Work to do
Reproduce every line of the material below, but drop the pictures.

== Raw data ==

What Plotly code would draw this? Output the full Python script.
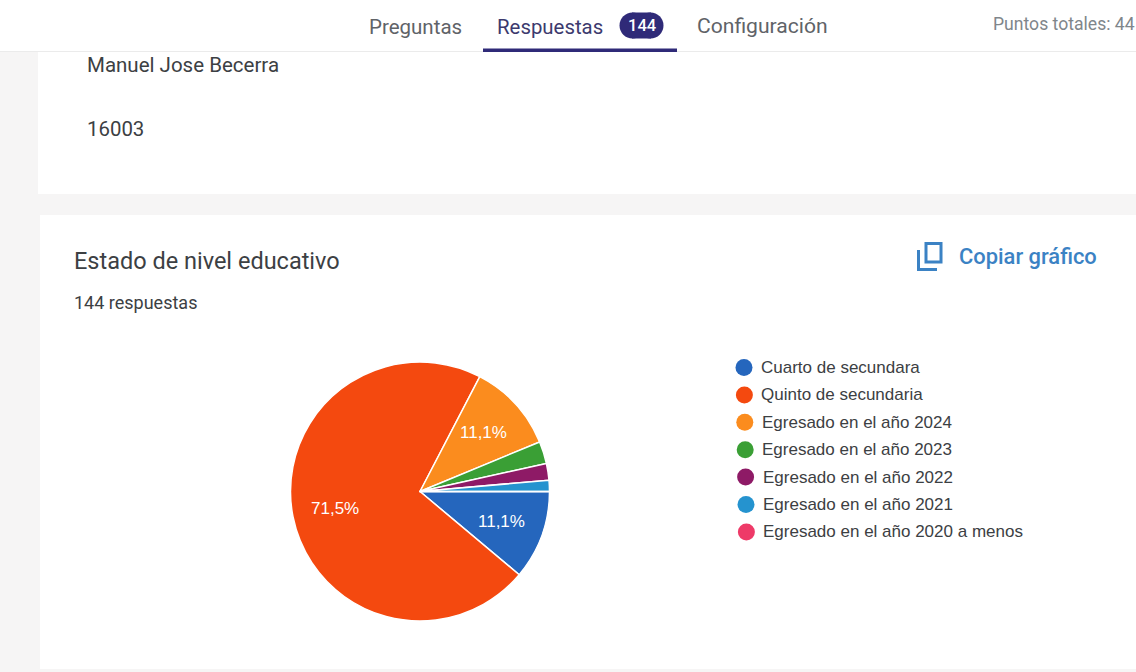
import math
import plotly.graph_objects as go

categories = ["Cuarto de secundara", "Quinto de secundaria", "Egresado en el año 2024",
              "Egresado en el año 2023", "Egresado en el año 2022", "Egresado en el año 2021",
              "Egresado en el año 2020 a menos"]
responses = [16, 103, 16, 4, 3, 2, 0]
colors = ["#2566bd", "#f4490f", "#fb8c1e", "#3a9f35", "#8e1a66", "#2593cf", "#ee3a68"]

W, H = 1136, 672
PAGE = "#f6f5f5"
NAVY = "#2f2a78"
BLUE = "#3b82c4"
cx, cy, r = 420, 491.5, 129.5

fig = go.Figure(go.Pie(
    labels=categories, values=responses, sort=False, direction="clockwise", rotation=90,
    marker=dict(colors=colors, line=dict(color="white", width=1.5)),
    textinfo="none",
    domain=dict(x=[(cx - r) / W, (cx + r) / W], y=[1 - (cy + r) / H, 1 - (cy - r) / H]),
    showlegend=False, hoverinfo="label+percent",
))


def rect(x0, y0, x1, y1, color, layer="below"):
    return dict(type="rect", xref="paper", yref="paper", x0=x0 / W, x1=x1 / W,
                y0=1 - y0 / H, y1=1 - y1 / H, fillcolor=color, line_width=0, layer=layer)


def disc(x, y, rad, color):
    return dict(type="circle", xref="paper", yref="paper", x0=(x - rad) / W, x1=(x + rad) / W,
                y0=1 - (y + rad) / H, y1=1 - (y - rad) / H, fillcolor=color, line_width=0)


def text(x, y, s, size, color, anchor="left", font="Roboto", weight="normal"):
    return dict(xref="paper", yref="paper", x=x / W, y=1 - y / H, text=s, showarrow=False,
                xanchor=anchor, yanchor="middle", align="left",
                font=dict(family=font, size=size, color=color, weight=weight))


shapes = [
    rect(0, 0, W, H, PAGE),
    rect(0, 0, W, 52, "#ffffff"),
    rect(38, 52, W, 194, "#ffffff"),
    rect(40, 215, W, 669, "#ffffff"),
    rect(0, 51, W, 52, "#ebebeb"),
    rect(483, 48.5, 677, 52, NAVY),
    rect(632, 12.5, 651, 38.5, NAVY, "above"),
    disc(632.5, 25.5, 13, NAVY),
    disc(650.5, 25.5, 13, NAVY),
    dict(type="path", xref="paper", yref="paper", line=dict(color=BLUE, width=3),
         path=f"M {926/W} {1-243.5/H} H {941/W} V {1-262/H} H {926/W} Z "
              f"M {918.5/W} {1-250/H} V {1-269.5/H} H {937/W}"),
]

annotations = [
    text(367, 27, "Preguntas", 20.5, "#5f6368"),
    text(495, 27, "Respuestas", 20.4, "#3c3a6e"),
    text(641.5, 26, "144", 16.5, "#ffffff", "center", weight=500),
    text(695, 26, "Configuración", 21.1, "#5f6368"),
    text(991, 24, "Puntos totales: 44", 17.6, "#80868b"),
    text(85, 65, "Manuel Jose Becerra", 20.5, "#3c4043"),
    text(85, 129, "16003", 20.4, "#3c4043"),
    text(72, 261, "Estado de nivel educativo", 23.5, "#3c4043"),
    text(72, 302, "144 respuestas", 18, "#3c4043"),
    text(957, 256, "Copiar gráfico", 21.9, BLUE, weight=500),
]

# Percentage labels on the bisector of every slice of at least 5 %
total = sum(responses)
angle = 0.0
for value in responses:
    share = value / total
    mid = math.radians((angle + share / 2) * 360)
    angle += share
    if share >= 0.05:
        label = f"{share * 100:.1f}%".replace(".", ",")
        annotations.append(text(cx + 0.67 * r * math.cos(mid), cy + 0.67 * r * math.sin(mid), label,
                                17, "#ffffff", "center", font="Liberation Sans"))

# Legend: one circle and one label per category
for i, (name, color) in enumerate(zip(categories, colors)):
    ly = 367.5 + i * 27.4
    lx = 744 + i * 0.4
    shapes.append(disc(lx, ly, 8.5, color))
    annotations.append(text(lx + 15, ly, name, 17, "#3c4043", font="Liberation Sans"))

fig.update_layout(width=W, height=H, margin=dict(l=0, r=0, t=0, b=0), separators=",.",
                  paper_bgcolor="#ffffff", plot_bgcolor="#ffffff",
                  shapes=shapes, annotations=annotations, showlegend=False)
fig.write_html("out.html", config=dict(displayModeBar=False),
               post_script="document.body.style.margin='0';document.body.style.overflow='hidden';")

===

Task output
What Plotly code would draw this? Output the full Python script.
import math
import plotly.graph_objects as go

categories = ["Cuarto de secundara", "Quinto de secundaria", "Egresado en el año 2024",
              "Egresado en el año 2023", "Egresado en el año 2022", "Egresado en el año 2021",
              "Egresado en el año 2020 a menos"]
responses = [16, 103, 16, 4, 3, 2, 0]
colors = ["#2566bd", "#f4490f", "#fb8c1e", "#3a9f35", "#8e1a66", "#2593cf", "#ee3a68"]

W, H = 1136, 672
PAGE = "#f6f5f5"
NAVY = "#2f2a78"
BLUE = "#3b82c4"
cx, cy, r = 420, 491.5, 129.5

fig = go.Figure(go.Pie(
    labels=categories, values=responses, sort=False, direction="clockwise", rotation=90,
    marker=dict(colors=colors, line=dict(color="white", width=1.5)),
    textinfo="none",
    domain=dict(x=[(cx - r) / W, (cx + r) / W], y=[1 - (cy + r) / H, 1 - (cy - r) / H]),
    showlegend=False, hoverinfo="label+percent",
))


def rect(x0, y0, x1, y1, color, layer="below"):
    return dict(type="rect", xref="paper", yref="paper", x0=x0 / W, x1=x1 / W,
                y0=1 - y0 / H, y1=1 - y1 / H, fillcolor=color, line_width=0, layer=layer)


def disc(x, y, rad, color):
    return dict(type="circle", xref="paper", yref="paper", x0=(x - rad) / W, x1=(x + rad) / W,
                y0=1 - (y + rad) / H, y1=1 - (y - rad) / H, fillcolor=color, line_width=0)


def text(x, y, s, size, color, anchor="left", font="Roboto", weight="normal"):
    return dict(xref="paper", yref="paper", x=x / W, y=1 - y / H, text=s, showarrow=False,
                xanchor=anchor, yanchor="middle", align="left",
                font=dict(family=font, size=size, color=color, weight=weight))


shapes = [
    rect(0, 0, W, H, PAGE),
    rect(0, 0, W, 52, "#ffffff"),
    rect(38, 52, W, 194, "#ffffff"),
    rect(40, 215, W, 669, "#ffffff"),
    rect(0, 51, W, 52, "#ebebeb"),
    rect(483, 48.5, 677, 52, NAVY),
    rect(632, 12.5, 651, 38.5, NAVY, "above"),
    disc(632.5, 25.5, 13, NAVY),
    disc(650.5, 25.5, 13, NAVY),
    dict(type="path", xref="paper", yref="paper", line=dict(color=BLUE, width=3),
         path=f"M {926/W} {1-243.5/H} H {941/W} V {1-262/H} H {926/W} Z "
              f"M {918.5/W} {1-250/H} V {1-269.5/H} H {937/W}"),
]

annotations = [
    text(367, 27, "Preguntas", 20.5, "#5f6368"),
    text(495, 27, "Respuestas", 20.4, "#3c3a6e"),
    text(641.5, 26, "144", 16.5, "#ffffff", "center", weight=500),
    text(695, 26, "Configuración", 21.1, "#5f6368"),
    text(991, 24, "Puntos totales: 44", 17.6, "#80868b"),
    text(85, 65, "Manuel Jose Becerra", 20.5, "#3c4043"),
    text(85, 129, "16003", 20.4, "#3c4043"),
    text(72, 261, "Estado de nivel educativo", 23.5, "#3c4043"),
    text(72, 302, "144 respuestas", 18, "#3c4043"),
    text(957, 256, "Copiar gráfico", 21.9, BLUE, weight=500),
]

# Percentage labels on the bisector of every slice of at least 5 %
total = sum(responses)
angle = 0.0
for value in responses:
    share = value / total
    mid = math.radians((angle + share / 2) * 360)
    angle += share
    if share >= 0.05:
        label = f"{share * 100:.1f}%".replace(".", ",")
        annotations.append(text(cx + 0.67 * r * math.cos(mid), cy + 0.67 * r * math.sin(mid), label,
                                17, "#ffffff", "center", font="Liberation Sans"))

# Legend: one circle and one label per category
for i, (name, color) in enumerate(zip(categories, colors)):
    ly = 367.5 + i * 27.4
    lx = 744 + i * 0.4
    shapes.append(disc(lx, ly, 8.5, color))
    annotations.append(text(lx + 15, ly, name, 17, "#3c4043", font="Liberation Sans"))

fig.update_layout(width=W, height=H, margin=dict(l=0, r=0, t=0, b=0), separators=",.",
                  paper_bgcolor="#ffffff", plot_bgcolor="#ffffff",
                  shapes=shapes, annotations=annotations, showlegend=False)
fig.write_html("out.html", config=dict(displayModeBar=False),
               post_script="document.body.style.margin='0';document.body.style.overflow='hidden';")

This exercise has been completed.